The immersive VR training was met with curiosity and high interest, with overwhelmingly positive feedback from participants. However, there are several limitations to the current program. The application is tailored specifically to the procedures and facilities of the University Medical Center Mainz, making it difficult to adapt for use in other institutions. Currently, the application simulates the role of an independent observer in the emergency trauma room and does not support interactive capabilities. Consequently, while it is suitable for familiarizing all medical specialties and professions with emergency trauma room procedures, it does not provide in-depth training on specific knowledge or medical procedures in its initial prototype. Future developments will include flow charts of responsibilities and educational slides within the VR application. Additionally, training in decision-making and task simulations will be incorporated to benefit more advanced physicians. Similar applications using animated simulations have been described previously and are partially available commercially [14, 16]. We agree with Couperus et al., who have presented a prototype of a military application for trauma training in simulated VR, that these types of simulations can create systems comparable to fight simulation training [14]. However, these advanced applications may not be as suitable for first-time employees or medical students, as they are more specialized for different medical fields. Currently, there is an educational gap in procedural knowledge and organizational understanding among novice physicians that we aim to address. The current program was well received and provides a foundation for future expansions tailored to various specialties and experience levels.

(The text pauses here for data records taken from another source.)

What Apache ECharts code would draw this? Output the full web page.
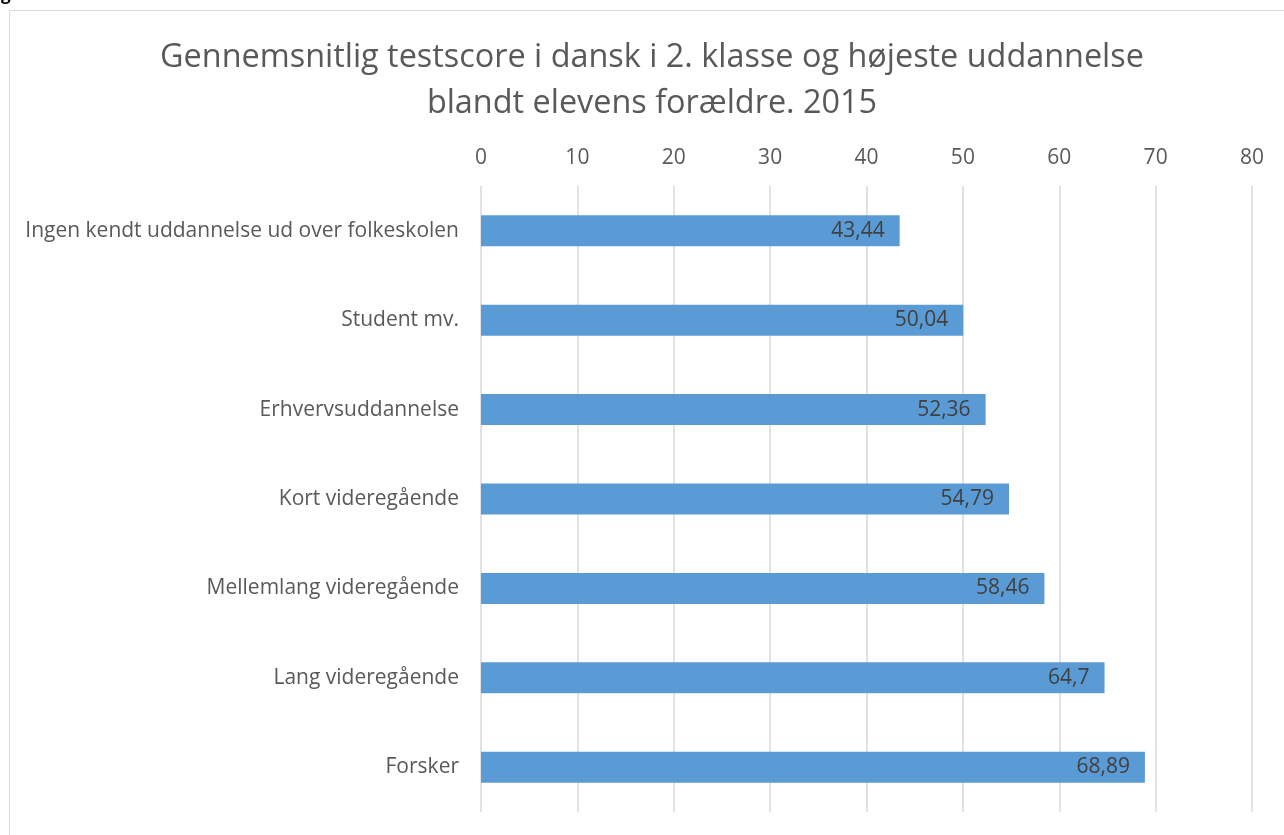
<!DOCTYPE html>
<html>
<head>
<meta charset="utf-8">
<script src="https://cdn.jsdelivr.net/npm/echarts@6/dist/echarts.min.js"></script>
<style>
  html, body { margin: 0; padding: 0; background: #fff; }
  #chart { width: 1284px; height: 835px; }
</style>
</head>
<body>
<div id="chart"></div>
<script>
// data
const categories = [
  'Ingen kendt uddannelse ud over folkeskolen',
  'Student mv.',
  'Erhvervsuddannelse',
  'Kort videregående',
  'Mellemlang videregående',
  'Lang videregående',
  'Forsker'
]
const scores = [43.44, 50.04, 52.36, 54.79, 58.46, 64.7, 68.89]
const titleLines = [
  'Gennemsnitlig testscore i dansk i 2. klasse og højeste uddannelse',
  'blandt elevens forældre. 2015'
]

const font = '"Open Sans", sans-serif'
const chart = echarts.init(document.getElementById('chart'))

chart.setOption({
  animation: false,
  textStyle: { fontFamily: font },
  title: {
    text: titleLines.join('\n'),
    left: 647,
    textAlign: 'center',
    top: 30,
    textStyle: { fontSize: 32.4, fontWeight: 'normal', color: '#595959', lineHeight: 46, fontFamily: font, align: 'center' }
  },
  graphic: [{
    type: 'rect',
    shape: { x: 9.5, y: 10.5, width: 1290, height: 840 },
    style: { fill: 'none', stroke: '#d9d9d9', lineWidth: 1 },
    silent: true
  }, {
    type: 'text',
    left: 1,
    top: -13,
    style: { text: 'g', fontSize: 17, fontWeight: 'bold', fill: '#000', fontFamily: font }
  }],
  grid: { left: 481, right: 32, top: 186, bottom: 23 },
  xAxis: {
    type: 'value',
    position: 'top',
    min: 0,
    max: 80,
    interval: 10,
    axisLine: { show: false },
    axisTick: { show: false },
    axisLabel: { fontSize: 21, color: '#595959', margin: 17 },
    splitLine: { lineStyle: { color: '#d9d9d9', width: 1.5 } }
  },
  yAxis: {
    type: 'category',
    inverse: true,
    data: categories,
    axisLine: { show: false },
    axisTick: { show: false },
    axisLabel: { fontSize: 21, color: '#595959', margin: 22 }
  },
  series: [{
    type: 'bar',
    data: scores,
    barWidth: 31,
    itemStyle: { color: '#5b9bd5' },
    label: {
      show: true,
      position: 'insideRight',
      distance: 15,
      fontSize: 21,
      color: '#404040',
      formatter: p => String(p.value).replace('.', ',')
    }
  }]
})
</script>
</body>
</html>
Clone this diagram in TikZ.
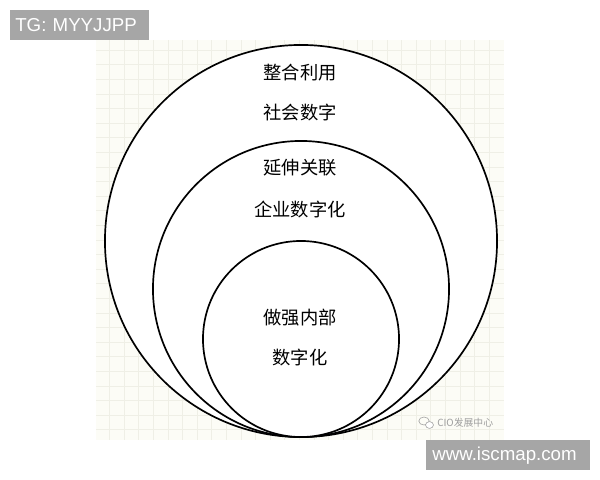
\documentclass[tikz,border=0pt]{standalone}
\usepackage{fontspec}
\setmainfont{Liberation Sans}
\newfontfamily\cjk{Noto Sans CJK SC}
\definecolor{paper}{HTML}{FCFCF6}
\definecolor{gridline}{HTML}{EFEFE6}
\definecolor{tagbox}{HTML}{A6A6A6}
\definecolor{markgray}{HTML}{9E9E9E}

\begin{document}
\begin{tikzpicture}[x=0.025cm,y=-0.025cm,
  ring/.style={black, line width=1.2pt, fill=white},
  ringtext/.style={font=\cjk\fontsize{13}{15}\selectfont},
  tag/.style={fill=tagbox, text=white, font=\fontsize{13.3}{15}\selectfont, anchor=north west, minimum height=0.75cm, inner ysep=0pt, align=left}]
\useasboundingbox (0,0) rectangle (600,480);

% squared paper
\fill[paper] (96,40) rectangle (504,440);
\foreach \gx in {1,...,27}
  \draw[gridline, line width=0.5pt] ({95+14.6*\gx},40) -- ({95+14.6*\gx},440);
\foreach \gy in {0,...,26}
  \draw[gridline, line width=0.5pt] (96,{50.1+14.6*\gy}) -- (504,{50.1+14.6*\gy});

% the three rings
\draw[ring] (301,241) circle[radius=4.9cm];
\draw[ring] (301,289) circle[radius=3.7cm];
\draw[ring] (301,339) circle[radius=2.45cm];

\node[ringtext] (outerA) at (300,73) {整合利用};
\node[ringtext] (outerB) at (300,113) {社会数字};
\node[ringtext] (midA) at (300,168) {延伸关联};
\node[ringtext] (midB) at (300,209) {企业数字化};
\node[ringtext] (innerA) at (300,318) {做强内部};
\node[ringtext] (innerB) at (300,358) {数字化};

% watermark
\draw[markgray, line width=0.4pt] (424,421) ellipse[x radius=0.13cm, y radius=0.1cm];
\draw[markgray, line width=0.4pt, fill=white] (429.5,425) ellipse[x radius=0.1cm, y radius=0.085cm];
\node[markgray, anchor=west, inner sep=0pt, font=\cjk\fontsize{7}{8}\selectfont] (mark) at (437,423) {CIO发展中心};

% tags
\node[tag, inner xsep=0.125cm, text width=3.225cm] (tg) at (10,10) {TG: MYYJJPP};
\node[tag, inner xsep=0.15cm, text width=3.8cm] (site) at (426,440) {www.iscmap.com};

\end{tikzpicture}
\end{document}
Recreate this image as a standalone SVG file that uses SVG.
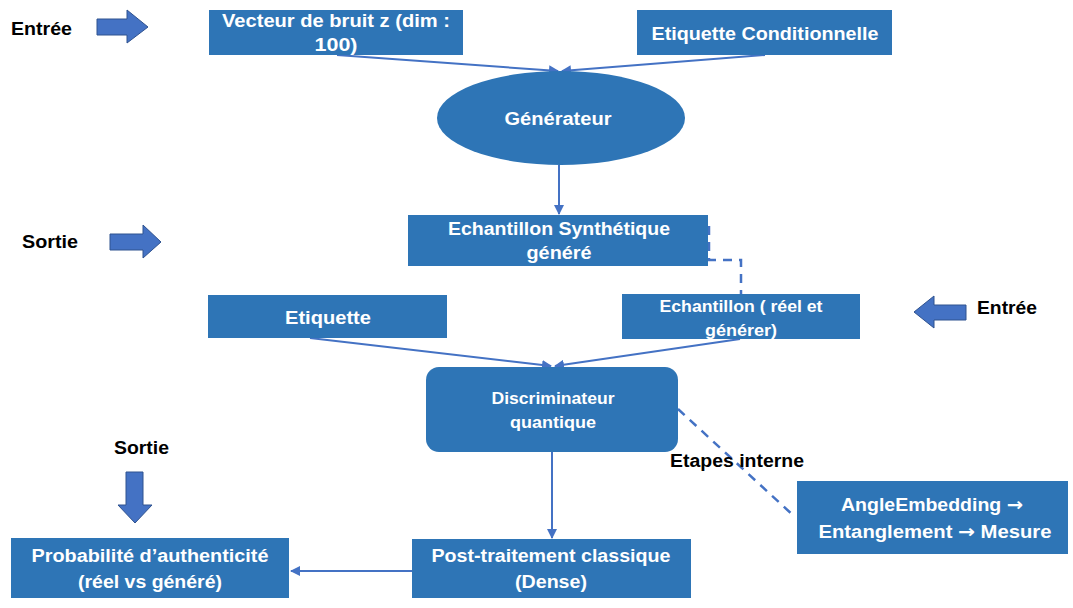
<svg xmlns="http://www.w3.org/2000/svg" width="1073" height="608" viewBox="0 0 1073 608">
<style>
.box{fill:#2E75B6;}
.bt{font-family:"Liberation Sans",Arial,sans-serif;font-weight:bold;font-size:18px;fill:#fff;text-anchor:middle;}
.lb{font-family:"Liberation Sans",Arial,sans-serif;font-weight:bold;font-size:18px;fill:#000;}
.ar{font-family:"DejaVu Sans",sans-serif;font-weight:bold;}
.con{stroke:#4472C4;stroke-width:2;fill:none;}
.dash{stroke:#4472C4;stroke-width:2.5;fill:none;stroke-dasharray:9,7;}
.barrow{fill:#4472C4;stroke:#2F528F;stroke-width:1;}
</style>
<defs>
<marker id="ah" viewBox="0 0 10 10" refX="9" refY="5" markerWidth="5" markerHeight="5" orient="auto-start-reverse">
<path d="M0,0 L10,5 L0,10 z" fill="#4472C4"/>
</marker>
</defs>

<g id="connectors">
<line class="con" x1="337" y1="55" x2="558" y2="71" marker-end="url(#ah)"/>
<line class="con" x1="765" y1="55" x2="562" y2="71" marker-end="url(#ah)"/>
<line class="con" x1="559" y1="165" x2="559" y2="214" marker-end="url(#ah)"/>
<path class="dash" d="M709,226 V260 H741 V294"/>
<line class="con" x1="310" y1="338" x2="551" y2="366" marker-end="url(#ah)"/>
<line class="con" x1="740" y1="339" x2="555" y2="366" marker-end="url(#ah)"/>
<line class="con" x1="552" y1="452" x2="552" y2="538" marker-end="url(#ah)"/>
<line class="con" x1="412" y1="571" x2="291" y2="571" marker-end="url(#ah)"/>
<line class="dash" x1="678" y1="409" x2="795" y2="517"/>
</g>

<g id="label-entree-top">
<text class="lb" x="11" y="35" textLength="61" lengthAdjust="spacingAndGlyphs">Entrée</text>
<path class="barrow" d="M97,19 H127 V10 L148,27 L127,43 V35 H97 z"/>
</g>

<g id="node-vecteur">
<rect class="box" x="209" y="10" width="254" height="45"/>
<text class="bt" x="336" y="27" textLength="228" lengthAdjust="spacingAndGlyphs">Vecteur de bruit z (dim :</text>
<text class="bt" x="336" y="51" textLength="43" lengthAdjust="spacingAndGlyphs">100)</text>
</g>

<g id="node-etiquette-cond">
<rect class="box" x="637" y="10" width="255" height="45"/>
<text class="bt" x="765" y="40" textLength="227" lengthAdjust="spacingAndGlyphs">Etiquette Conditionnelle</text>
</g>

<g id="node-generateur">
<ellipse class="box" cx="561" cy="118" rx="124" ry="47"/>
<text class="bt" x="558" y="125" textLength="107" lengthAdjust="spacingAndGlyphs">Générateur</text>
</g>

<g id="label-sortie-mid">
<text class="lb" x="22" y="248" textLength="56" lengthAdjust="spacingAndGlyphs">Sortie</text>
<path class="barrow" d="M110,234 H143 V225 L161,242 L143,258 V250 H110 z"/>
</g>

<g id="node-echantillon-synth">
<rect class="box" x="408" y="215" width="300" height="51"/>
<text class="bt" x="559" y="235" textLength="222" lengthAdjust="spacingAndGlyphs">Echantillon Synthétique</text>
<text class="bt" x="559" y="259" textLength="65" lengthAdjust="spacingAndGlyphs">généré</text>
</g>

<g id="node-etiquette">
<rect class="box" x="208" y="295" width="239" height="43"/>
<text class="bt" x="328" y="324" textLength="86" lengthAdjust="spacingAndGlyphs">Etiquette</text>
</g>

<g id="node-echantillon">
<rect class="box" x="622" y="294" width="238" height="45"/>
<text class="bt" x="741" y="312" style="font-size:16px" textLength="163" lengthAdjust="spacingAndGlyphs">Echantillon ( réel et</text>
<text class="bt" x="741" y="336" style="font-size:16px" textLength="72" lengthAdjust="spacingAndGlyphs">générer)</text>
</g>

<g id="label-entree-right">
<path class="barrow" d="M966,305 H934 V296 L914,312 L934,328 V320 H966 z"/>
<text class="lb" x="977" y="314" textLength="60" lengthAdjust="spacingAndGlyphs">Entrée</text>
</g>

<g id="node-discriminateur">
<rect class="box" x="426" y="367" width="252" height="85" rx="13"/>
<text class="bt" x="553" y="404" style="font-size:16px" textLength="123" lengthAdjust="spacingAndGlyphs">Discriminateur</text>
<text class="bt" x="553" y="428" style="font-size:16px" textLength="86" lengthAdjust="spacingAndGlyphs">quantique</text>
</g>

<text class="lb" x="670" y="467" textLength="134" lengthAdjust="spacingAndGlyphs">Etapes interne</text>

<g id="label-sortie-bottom">
<text class="lb" x="114" y="454" textLength="55" lengthAdjust="spacingAndGlyphs">Sortie</text>
<path class="barrow" d="M126,472 H143 V505 H152 L135,523 L118,505 H126 z"/>
</g>

<g id="node-angle">
<rect class="box" x="797" y="481" width="271" height="73"/>
<text class="bt" x="932" y="511" textLength="182" lengthAdjust="spacingAndGlyphs">AngleEmbedding <tspan class="ar">→</tspan></text>
<text class="bt" x="935" y="538" textLength="233" lengthAdjust="spacingAndGlyphs">Entanglement <tspan class="ar">→</tspan> Mesure</text>
</g>

<g id="node-post">
<rect class="box" x="412" y="539" width="279" height="59"/>
<text class="bt" x="551" y="562" textLength="239" lengthAdjust="spacingAndGlyphs">Post-traitement classique</text>
<text class="bt" x="551" y="588" textLength="72" lengthAdjust="spacingAndGlyphs">(Dense)</text>
</g>

<g id="node-proba">
<rect class="box" x="11" y="538" width="278" height="60"/>
<text class="bt" x="150" y="562" textLength="237" lengthAdjust="spacingAndGlyphs">Probabilité d’authenticité</text>
<text class="bt" x="150" y="588" textLength="144" lengthAdjust="spacingAndGlyphs">(réel vs généré)</text>
</g>
</svg>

Optimal trauma room care requires training not only in medical knowledge and procedures but also in communication and leadership skills. For this reason, our hospital incorporates real-life training that includes serious games conducted in larger groups. Prior studies [3, 22] have underscored the importance of such training methods, independent of VR usage. The current program allows users to observe optimal communication practices, as noted by several participants, but it does not provide direct instruction or training in communication skills. Effective communication training requires group participation to enable practical exercises. While VR can enhance communication team training, our focus was on its capability to provide flexible, individual training without the need for training partners and instructors.

This study presents an initial user evaluation of a prototype for a new custom educational tool in immersive VR, and thus, the number of participants is limited. Future goals include implementing this tool for new and first-time employees, as well as further evaluating and developing interactive solutions.